I worry, though. Previous to that blog war, I had concluded a blog war with a crypto-fascistic libertarian, one who continually argued for the racial purification of America, relieving women of the right to vote - you get the picture. These guys, as you might imagine, did not play nice either. I remember checking the guy's numbers one day and was dumbfounded. You and I could blog for the rest of our lives, combine our numbers, and we still wouldn't match a single year on this guy's site.

Snark is an ingroup activity, and wherever you see it, you have a good indicator of social insularity, I think. I worry that the kind of extremism you see creeping into American politics, for example, is an expression of the way the web allows these kinds of atavistic ingroups to coalesce, work through their messaging, and refine their tools for recruitment.

Sounds paranoid, I know. But on my view, big transformations in a problem ecology mean big changes in the functionality of our heuristics. These guys appeal to some pretty basic social intuitions regarding my-side exceptionalism, parochialism, things that likely served our ancestors well... Now, not so much.
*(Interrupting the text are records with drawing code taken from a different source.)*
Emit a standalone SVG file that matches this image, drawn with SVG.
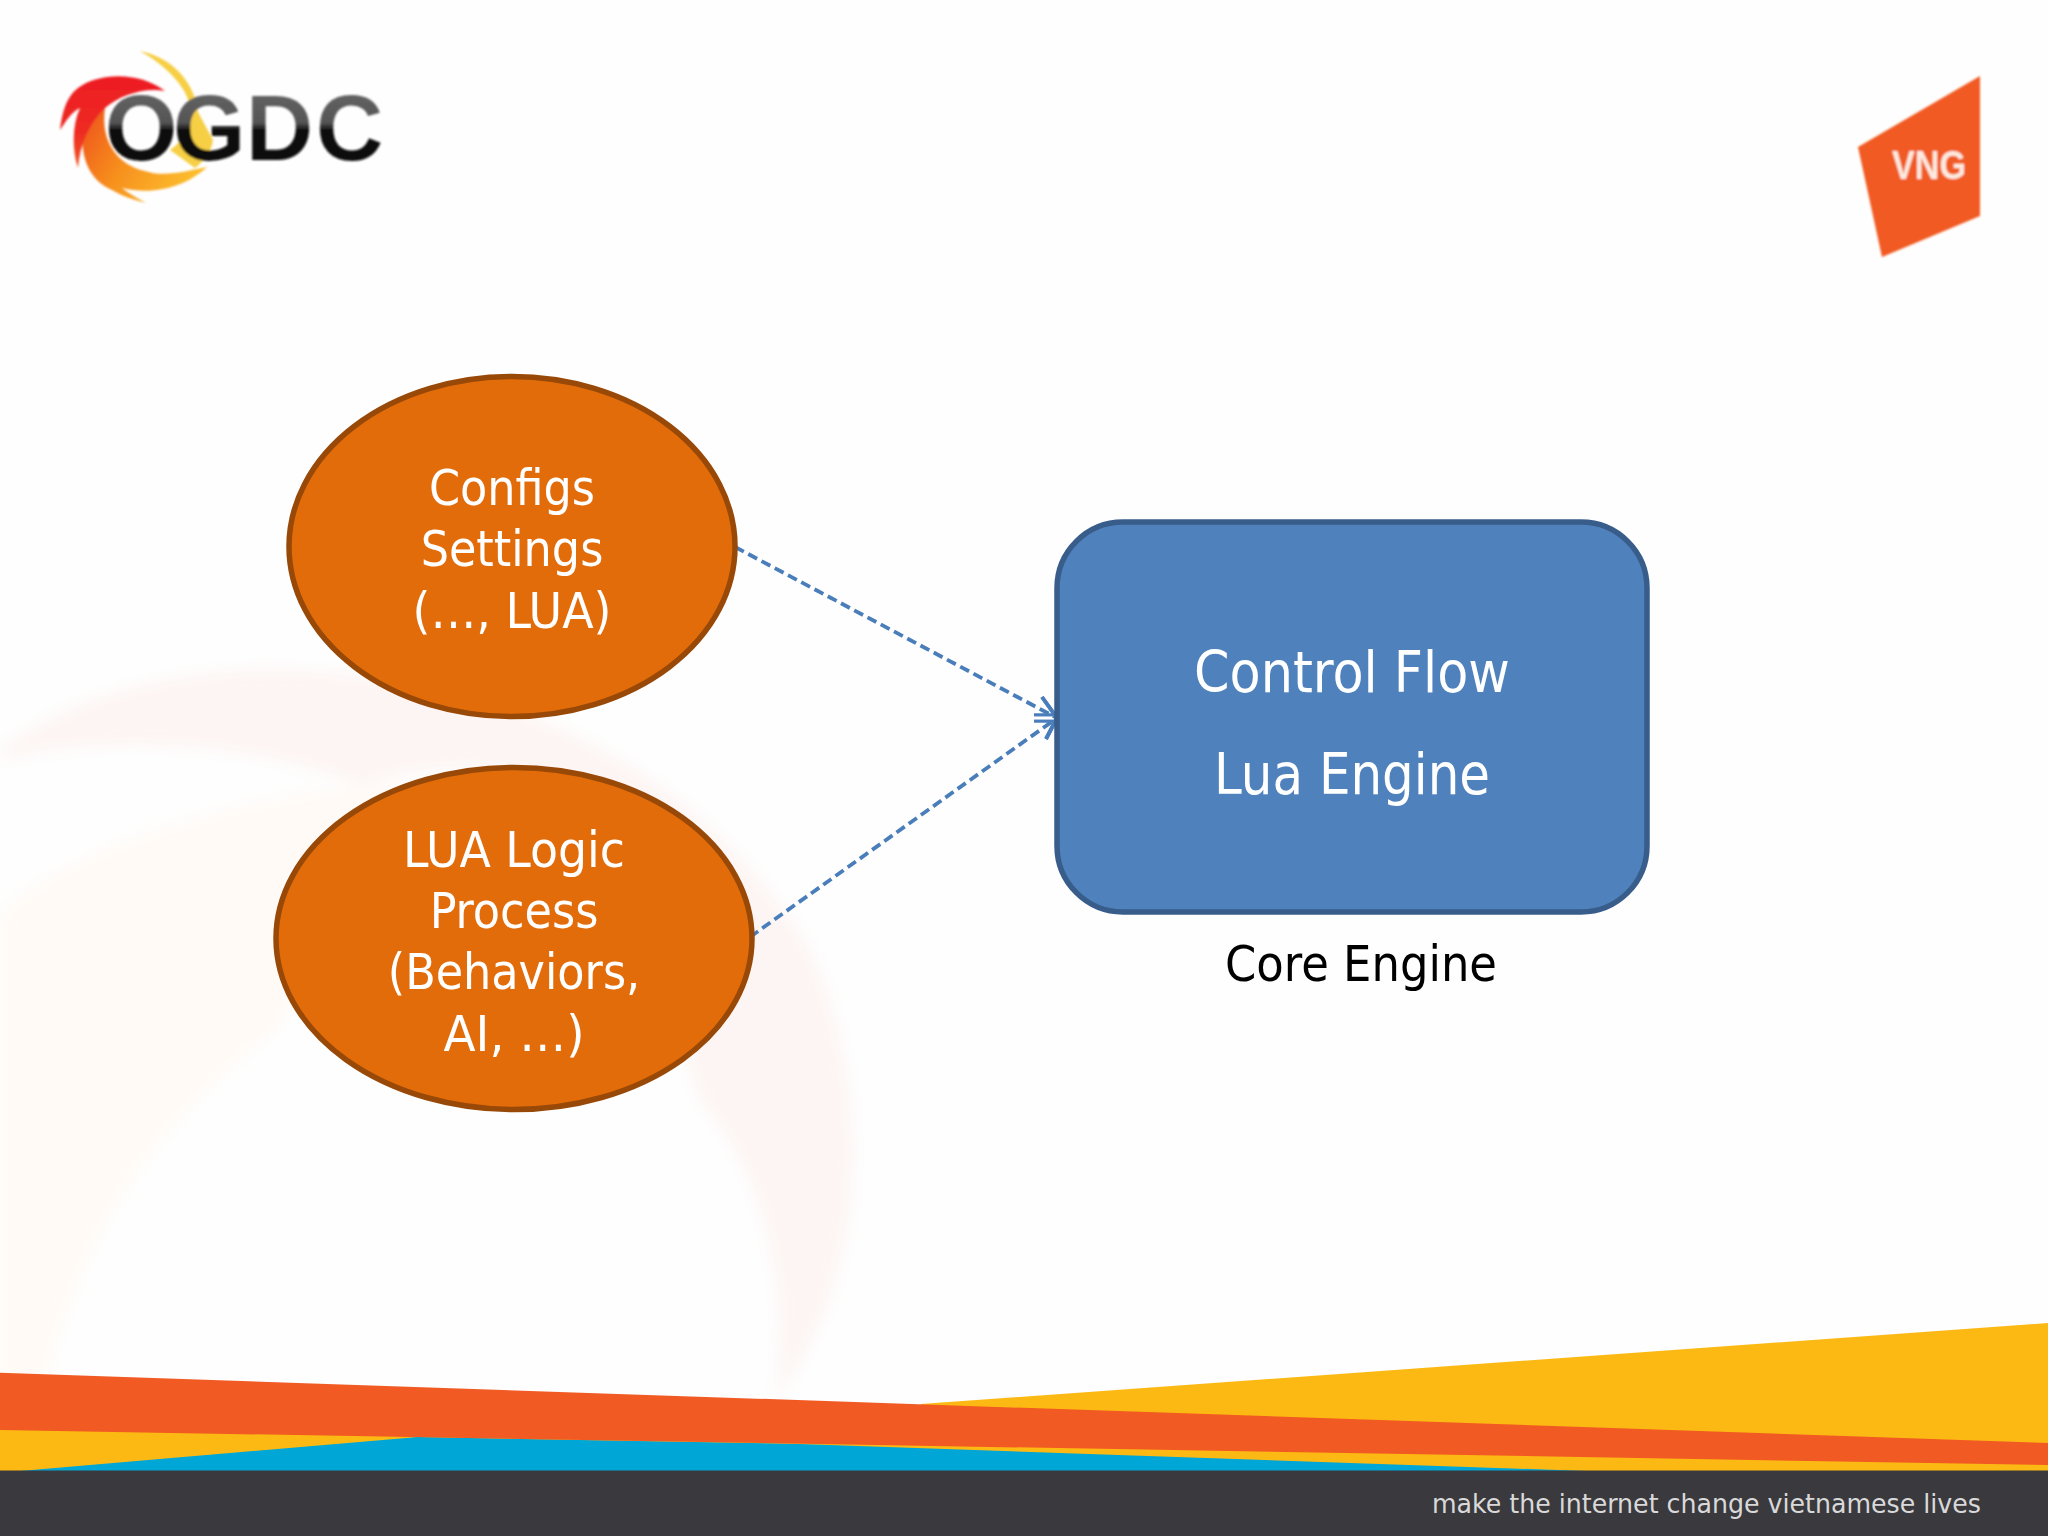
<svg xmlns="http://www.w3.org/2000/svg" width="2048" height="1536" viewBox="0 0 2048 1536">
<style>
.n{font-family:"DejaVu Sans Condensed","DejaVu Sans","Liberation Sans",sans-serif;text-anchor:middle;fill:#fff}
.o{fill:#e36c0a;stroke:#984807;stroke-width:5.5}
.e{font-size:49.5px}
.r{font-size:56.5px}
.c{stroke:#4a7ebb;stroke-width:3.8;stroke-dasharray:10 5;fill:none;marker-end:url(#head)}
</style>
<defs>
<marker id="head" markerUnits="userSpaceOnUse" markerWidth="40" markerHeight="50" viewBox="-30 -25 40 50" refX="0" refY="0" orient="0" overflow="visible">
<path d="M-15,-21 L0,0 L-11,21" fill="none" stroke="#4a7ebb" stroke-width="3.8"/>
<path d="M-23,-3.2 H-2 M-23,3.2 H-2" fill="none" stroke="#4a7ebb" stroke-width="2.8"/>
</marker>
<linearGradient id="ink" x1="0" y1="0" x2="0" y2="1"><stop offset="0" stop-color="#6a6a6a"/><stop offset="0.45" stop-color="#555"/><stop offset="0.52" stop-color="#111"/><stop offset="1" stop-color="#0c0c0c"/></linearGradient>
<linearGradient id="swirl" x1="0" y1="0" x2="1" y2="0.5"><stop offset="0" stop-color="#ee4f1f"/><stop offset="0.5" stop-color="#f7901e"/><stop offset="1" stop-color="#fcbc2c"/></linearGradient>
<linearGradient id="flare" x1="0" y1="0" x2="0" y2="1"><stop offset="0" stop-color="#ed1c24"/><stop offset="0.6" stop-color="#ee2b24"/><stop offset="1" stop-color="#f15a22"/></linearGradient>
<filter id="soft" x="-10%" y="-10%" width="120%" height="120%"><feGaussianBlur stdDeviation="1"/></filter>
<filter id="haze" x="-10%" y="-10%" width="120%" height="120%"><feGaussianBlur stdDeviation="8"/></filter>
</defs>
<rect width="2048" height="1536" fill="#fefefe"/>
<g id="background" filter="url(#haze)">
<path d="M0,750 C80,690 200,660 330,672 C560,690 720,800 810,950 C870,1080 875,1270 775,1400 C790,1300 770,1180 700,1100 L600,800 C520,760 440,760 360,785 C250,740 100,735 0,760Z" fill="#fdf5f3"/>
<path d="M0,915 C60,860 180,810 360,785 L440,790 L275,1030 C130,1140 75,1260 40,1400 L0,1400Z" fill="#fffaf5"/>
</g>
<g id="ogdc-logo" filter="url(#soft)">
<path d="M140,51 C175,58 195,85 198,112 L213,140 C212,150 205,160 195,168 L170,150 C185,140 192,125 190,105 C185,85 165,65 140,51Z" fill="#f6cf45"/>
<path d="M83,133 C80,160 92,182 112,190 C122,196 134,200 146,203 C137,198 128,193 122,188 C155,196 187,186 207,167 C190,170 165,178 145,171 C118,165 100,142 105,108 C92,112 85,122 83,133Z" fill="url(#swirl)"/>
<path d="M165,91 C140,72 100,72 78,88 C65,98 62,115 60,130 C68,118 72,112 80,108 C72,125 72,150 78,168 C80,145 88,125 105,108 C120,95 145,87 165,91Z" fill="url(#flare)"/>
<text y="160" x="105 173 246 316" font-family="'Liberation Sans',sans-serif" font-weight="700" font-size="93" fill="url(#ink)">OGDC</text>
</g>
<g id="vng-logo" filter="url(#soft)">
<polygon points="1858,147 1980,76 1980,216 1882,257" fill="#f15a22"/>
<text x="1892" y="179" font-family="'Liberation Sans',sans-serif" font-weight="700" font-size="41" fill="#fdeadf" textLength="74" lengthAdjust="spacingAndGlyphs">VNG</text>
</g>
<g id="footer">
<polygon points="921,1404 2048,1323 2048,1450 921,1420" fill="#fdb913"/>
<polygon points="0,1425 1000,1440 2048,1460 2048,1471 0,1471" fill="#fdb913"/>
<polygon points="20,1471 418,1437 800,1444 1586,1471" fill="#00a6d6"/>
<polygon points="0,1372.7 2048,1443 2048,1465 0,1430" fill="#f15a22"/>
<rect y="1470.5" width="2048" height="65.5" fill="#3a3a3e"/>
<text x="1432" y="1513" font-family="'DejaVu Sans Condensed','DejaVu Sans',sans-serif" font-size="27" fill="#d9d9d9" textLength="549" lengthAdjust="spacingAndGlyphs">make the internet change vietnamese lives</text>
</g>
<g id="connectors">
<line class="c" x1="735" y1="547" x2="1057" y2="718"/>
<line class="c" x1="750" y1="937" x2="1057" y2="718"/>
</g>
<g id="node-configs">
<ellipse class="o" cx="512" cy="546.5" rx="223" ry="170"/>
<text class="n e" x="512" y="505">Configs</text>
<text class="n e" x="512" y="566">Settings</text>
<text class="n e" x="512" y="628" textLength="199" lengthAdjust="spacingAndGlyphs">(…, LUA)</text>
</g>
<g id="node-lua-logic">
<ellipse class="o" cx="514" cy="938.5" rx="238" ry="171"/>
<text class="n e" x="514" y="867" textLength="222" lengthAdjust="spacingAndGlyphs">LUA Logic</text>
<text class="n e" x="514" y="928">Process</text>
<text class="n e" x="514" y="989">(Behaviors,</text>
<text class="n e" x="514" y="1051" textLength="141" lengthAdjust="spacingAndGlyphs">AI, …)</text>
</g>
<g id="node-core">
<rect x="1057" y="522" width="590" height="390" rx="66" ry="66" fill="#4f81bd" stroke="#385d8a" stroke-width="5.5"/>
<text class="n r" x="1352" y="692">Control Flow</text>
<text class="n r" x="1352" y="794" textLength="276" lengthAdjust="spacingAndGlyphs">Lua Engine</text>
</g>
<text id="label-core-engine" class="n e" style="fill:#000" x="1361" y="981" textLength="272" lengthAdjust="spacingAndGlyphs">Core Engine</text>
</svg>
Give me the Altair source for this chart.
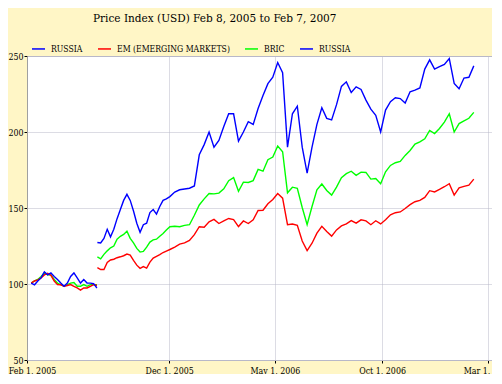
import altair as alt
import pandas as pd

# ---- data ----
seg1_dates = pd.date_range("2005-02-10", periods=21, freq="7D")
seg2_dates = pd.date_range("2005-07-01", periods=85, freq="7D")

russia_1 = [100.6, 99.5, 102, 104, 108, 106, 107.3, 105, 103, 100.6, 98.5,
            100.6, 105, 107.3, 104, 100.6, 103, 100.6, 100.6, 100.2, 97.4]
bric_1 = [100.6, 102, 103, 105, 107.3, 106, 106, 103, 100.6, 99.6, 98.5,
          99.6, 100.6, 101, 98.5, 98.5, 99.6, 98.5, 99.6, 99.6, 99.5]
em_1 = [100.6, 102, 102.7, 104, 106, 107, 105.7, 102, 99.6, 99.5, 98.5,
        99, 99.6, 98.5, 97.4, 96, 97.4, 97.4, 98.5, 99.6, 99]

russia_2 = [127.3, 127, 130, 136, 131, 136, 143, 149, 155, 159,
            155, 148, 140, 134, 139, 140, 147, 149, 146, 151,
            155, 156, 157.5, 160.5, 162, 162.5, 163, 164.5, 185, 191.7,
            200, 190, 194.5, 203.6, 212, 212, 194, 200, 206.8, 205,
            215.4, 224, 231.8, 236, 245.7, 239, 190, 212, 217, 190,
            173, 190, 205, 216, 209, 208, 218, 230, 233, 226,
            229.7, 228, 221, 215, 211, 200, 214.4, 220, 222.5, 222,
            219, 226.5, 227.5, 229, 241.4, 247.5, 241.4, 243, 244.5, 248.3,
            232, 228.4, 235.5, 236, 243.5]
bric_2 = [117.8, 116.5, 119.5, 121.8, 123.8, 125, 129.5, 131.4, 132.6, 134.7,
          130, 127, 123.4, 121, 121.4, 124.2, 127.6, 129, 129.5, 131.4,
          133.2, 135.5, 137.7, 138, 137.7, 138.6, 139, 145.2, 152, 156,
          159.5, 159.3, 159.8, 162.6, 168, 170, 161, 167, 166.8, 168,
          175.4, 174.2, 181.8, 183.5, 190.8, 187, 160, 163.7, 163, 150.3,
          139, 151, 162, 165.8, 161.5, 158.5, 163.7, 170, 172.6, 174.2,
          171.5, 173.6, 173.4, 169, 169.4, 166, 173.8, 178, 179.8, 180.7,
          184.6, 187.8, 192, 193.5, 195.5, 201, 199, 202.3, 206.5, 212,
          200, 205.5, 207.3, 209, 212.9]
em_2 = [110.7, 109.5, 109.5, 114.2, 115.8, 116.3, 117.3, 117.9, 118.6, 119.7,
        119, 115.6, 112.4, 110.3, 111.5, 110.5, 114.4, 117, 118.2, 119.3,
        120.7, 121.7, 122.7, 124.3, 126.2, 127, 128.7, 132.5, 137.7, 137.3,
        140.9, 142.5, 139.8, 141.5, 143.1, 142.4, 137.8, 141.5, 139.8, 142.2,
        148.4, 148.5, 152.8, 155.6, 159.5, 156.5, 139, 139.5, 138.6, 128.3,
        122, 126.8, 133.5, 138, 134.5, 131.5, 135.6, 138.2, 139.6, 141.7,
        140, 142.2, 141.5, 139, 141.6, 139.5, 142.2, 145.5, 146.9, 147.4,
        149.7, 152.2, 154.1, 155, 157, 161.4, 160.6, 162.2, 164, 166,
        158.5, 163.2, 164.2, 165, 169]

series_names = ["RUSSIA", "EM (EMERGING MARKETS)", "BRIC", "RUSSIA "]
series_colors = ["#0000ff", "#ff0000", "#00ff00", "#0000ff"]

y_ticks = [50, 100, 150, 200, 250]
x_tick_labels = ["Feb 1, 2005", "Dec 1, 2005", "May 1, 2006", "Oct 1, 2006", "Mar 1, 2007"]

rows = []
for name, seg, dates, vals in [
    ("BRIC", "a", seg1_dates, bric_1),
    ("EM (EMERGING MARKETS)", "a", seg1_dates, em_1),
    ("RUSSIA", "a", seg1_dates, russia_1),
    ("BRIC", "b", seg2_dates, bric_2),
    ("EM (EMERGING MARKETS)", "b", seg2_dates, em_2),
    ("RUSSIA", "b", seg2_dates, russia_2),
]:
    for d, v in zip(dates, vals):
        rows.append({"date": d, "value": v, "series": name, "seg": name + seg})
df = pd.DataFrame(rows)

FONT = "DejaVu Serif Condensed"
GRID = "#b8b8c8"

# The original axis is compressed before Dec 1, 2005 (Feb 1 -> Dec 1 takes the
# room of 203 days); the axis shows the original calendar dates.
pos_expr = ("time(toDate(datum.date)) < time(datetime(2005, 11, 1)) ? "
            "time(datetime(2005, 11, 1)) - (time(datetime(2005, 11, 1)) - time(toDate(datum.date))) * 203 / 303 : "
            "time(toDate(datum.date))")

x_scale = alt.Scale(domain=[alt.DateTime(year=2005, month=5, date=12),
                            alt.DateTime(year=2007, month=3, date=7)], nice=False)
x_ticks = [alt.DateTime(year=2005, month=5, date=12),
           alt.DateTime(year=2005, month=12, date=1),
           alt.DateTime(year=2006, month=5, date=1),
           alt.DateTime(year=2006, month=10, date=1),
           alt.DateTime(year=2007, month=3, date=1)]
label_expr = "datum.index == 0 ? '%s' : timeFormat(datum.value, '%%b %%-d, %%Y')" % x_tick_labels[0]

chart = alt.Chart(df).transform_calculate(pos=pos_expr).mark_line(strokeWidth=1.4).encode(
    x=alt.X("pos:T", scale=x_scale,
            axis=alt.Axis(values=x_ticks, labelExpr=label_expr, title=None,
                          grid=True, gridColor=GRID, gridDash=[1, 1],
                          tickColor="black", tickSize=3, labelPadding=3,
                          labelFont=FONT, labelFontSize=8.8, labelColor="black",
                          domainColor=GRID, labelOverlap=False,
                          labelFlush=False,
                          labelOffset={"condition": {"test": "datum.index == 0", "value": 5}, "value": 0})),
    y=alt.Y("value:Q", scale=alt.Scale(domain=[50, 250], nice=False, zero=False),
            axis=alt.Axis(values=y_ticks, title=None, grid=True,
                          gridColor=GRID, gridDash=[1, 1],
                          tickColor="black", tickSize=3, labelPadding=1,
                          labelFont=FONT, labelFontSize=8.8, labelColor="black",
                          domainColor="#a0a0a0")),
    color=alt.Color("series:N",
                    scale=alt.Scale(domain=series_names, range=series_colors),
                    legend=alt.Legend(orient="none", legendX=4, legendY=-15,
                                      direction="horizontal", title=None,
                                      symbolType="stroke", symbolSize=169,
                                      symbolStrokeWidth=1.5, labelFont=FONT,
                                      labelFontSize=8.6, labelColor="black",
                                      columnPadding=12, labelOffset=5,
                                      padding=0)),
    detail="seg:N",
).properties(
    width=465, height=304,
    title=alt.TitleParams("Price Index (USD) Feb 8, 2005 to Feb 7, 2007",
                          anchor="start", frame="group", dx=66, font=FONT,
                          fontSize=11.7, fontWeight="normal", color="black",
                          offset=16),
    background="#FFF6C6",
    padding={"left": 19, "top": 48, "right": 0, "bottom": 14},
    autosize=alt.AutoSizeParams(type="none"),
).configure_view(fill="white", stroke=GRID)

chart.save("out.html", embed_options={"renderer": "svg", "actions": False})
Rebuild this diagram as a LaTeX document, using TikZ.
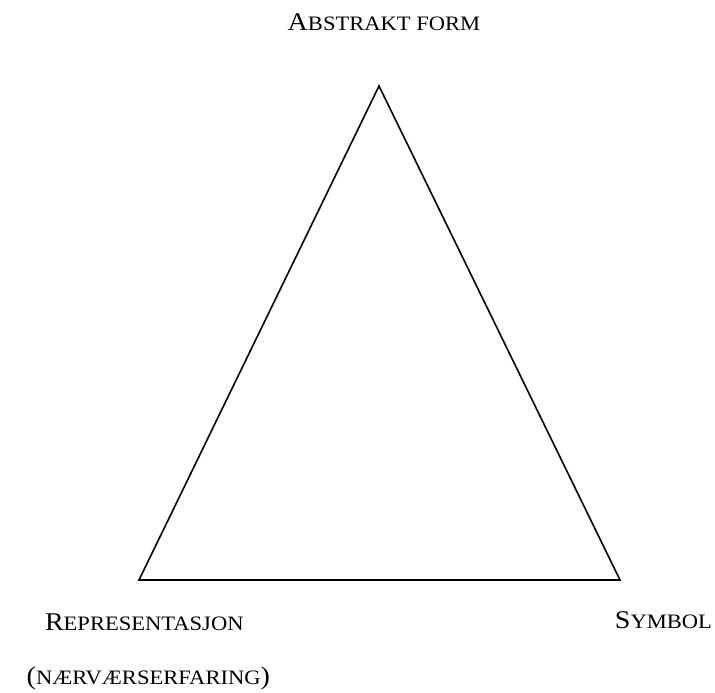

I shudder to think where the snark train would lead us were we to experience a real economic depression, for instance.

Eric Schwitzgebel said...

Snark as an indicator of social insularity -- interesting thought, Scott! It rings true to me. I also agree about heuristics working best in their original ecologies and presenting greater risks as the ecologies change. An important point. There are times it's fine, even good, to be insular and express snarky opinions in a safe space (esp. with your spouse, or with close friends at a party); and I think there might be a positive role for it too on Facebook, sometimes. I share your reservations, but I also want to be moderate about it.

Callan S. said...

I think it's a question of what task is the snark supposed to achieve? What outcomes? It's fun to knock down pins in a bowling alley, but they aren't to roll out and across the road, causing road accidents. There's definate effort ensure the activity is contained. But how far does snark roll?